The one molten moon. Forged in the magma debris of the giant impact.

Imagine you’re watching the night sky, but you notice somethings different. You can’t see the stars and the usual blackness is soothed by a luminous moon rising above the horizon. With molten rock streaking across its surface, the moons glow comes from the deep lava ocean that submerges the whole globe.

Although the moon appears dry and grey now, it is widely accepted among the scientific community that the moon had a molten birth. Whether we are better off or not, the moon has long since solidified. Any remnants of the lava ocean under the moon’s surface is still at question.


How do we know the moon had a lava ocean?

Astronauts on the Apollo missions brought home some souvenir rocks for analysis. The moon rocks had very low levels of volatile (easy to evaporate) elements like zinc.

Samples of trinitite, a green coloured glass forged in nuclear bomb testing sites in New Mexico were also collected. Scientists found lower levels of volatile zinc in trinitite closer to the detonation site. The results showed that the heat of the nuclear explosion ripped out the volatile elements, where the moon also exhibited a lack of volatiles.


But how did the moon get the lava ocean in the first place?

The moon’s history is still shrouded in uncertainty, but one theory stands out (although it has many variations). It goes by the name: Impact Theory.

(Artists impression) Observations by NASA’s spitzer space telescope of an impact around the nearby star Vega. Image credit: NASA/JPL-Caltech/T. Pyle (SSC) via wikimedia commons

This impact theory describes when a Mars sized proto-planet slammed into the Earth in the early stages of the solar system. The collision between the two massive planets created a lot of heat, vaporising the planet’s surface, melting rock and flinging molten debris into space. The cores of the two planets merged and the space debris formed a swirling ring around the planet. This ring, over millions of years clumped together and formed the magma moon.

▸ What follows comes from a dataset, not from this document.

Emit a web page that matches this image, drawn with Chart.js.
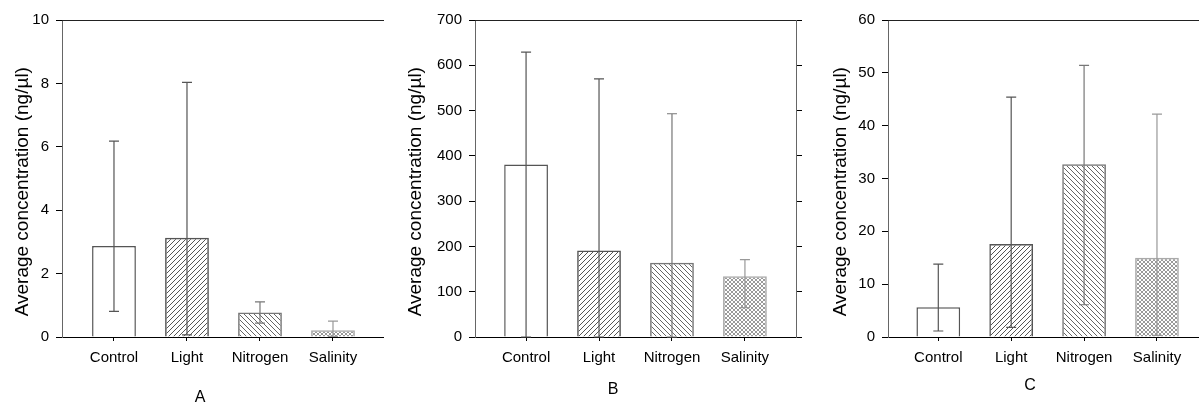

Attempting to explain the moons composition and orbit, impact theory keeps getting tweaked and refined. These variations in the details include if:

– the impact was a direct hit or an off-centre hit, causing a slow graze which grinded the debris into orbit (giving the earth-moon system its similar spin-orbit orientations).

– it was one colossal impact (difficult to get accurate simulation results) or multiple large impacts (meaning the moon was a melting pot of many mini moons, considerably more successful in simulations).

– the energy of the collision being enough to give the Earth a ring system of debris, or so energetic that it would vaporise most of both planets, turning the mantles into vapour (which would cool down and coalesce into the Earth and moon).


What was it like?

Along with its lava oceans, various models predicting the moons history use a metallic atmosphere made up of sodium and silicon oxide. With the post impact Earth, radiating like a small dwarf star (rather dim), the elements would be evaporated from the moons ocean surface. This would maintain the atmosphere mostly on the earth facing side.

Since the moon is tidally locked (meaning the same side of the moon always faces the earth as it orbits), a temperature and pressure gradient from the front and back facing sides of the moon would have caused supersonic winds. If these winds existed then lava waves were rolling along the moon’s surface.


The aftermath

Over the span of millions of years after the collision, the moon cooled down. As it cooled, plagioclase feldspar minerals (made of calcium and sodium) crystallised and floated to the top of the ocean, forming the lunar crust. Without the supply of evaporated elements, the atmosphere quickly disappeared. Each time the moon was bombarded by asteroids that cracked surface revealing the lava underneath, the moon reformed its crust leaving big dark basins.

It may have been cool for astronauts to go surfing on a windy lava moon rather then nine hours of walking around on the grey surface. And it may have been interesting with a lava moon lighting up the night. But the era of the lava the moon is over.


2 Responses to “The one molten moon. Forged in the magma debris of the giant impact.”

  1. Ruby Lieber says:

    Great post, I loved how descriptive it was. It painted a very vivid picture in my mind. Great choice of topic too, I definitely learnt something new!

  2. Will McDonald says:

    I love it! So descriptive, I could really see the collision in my mind!

    And I never knew that the moon was tidally locked, very cool.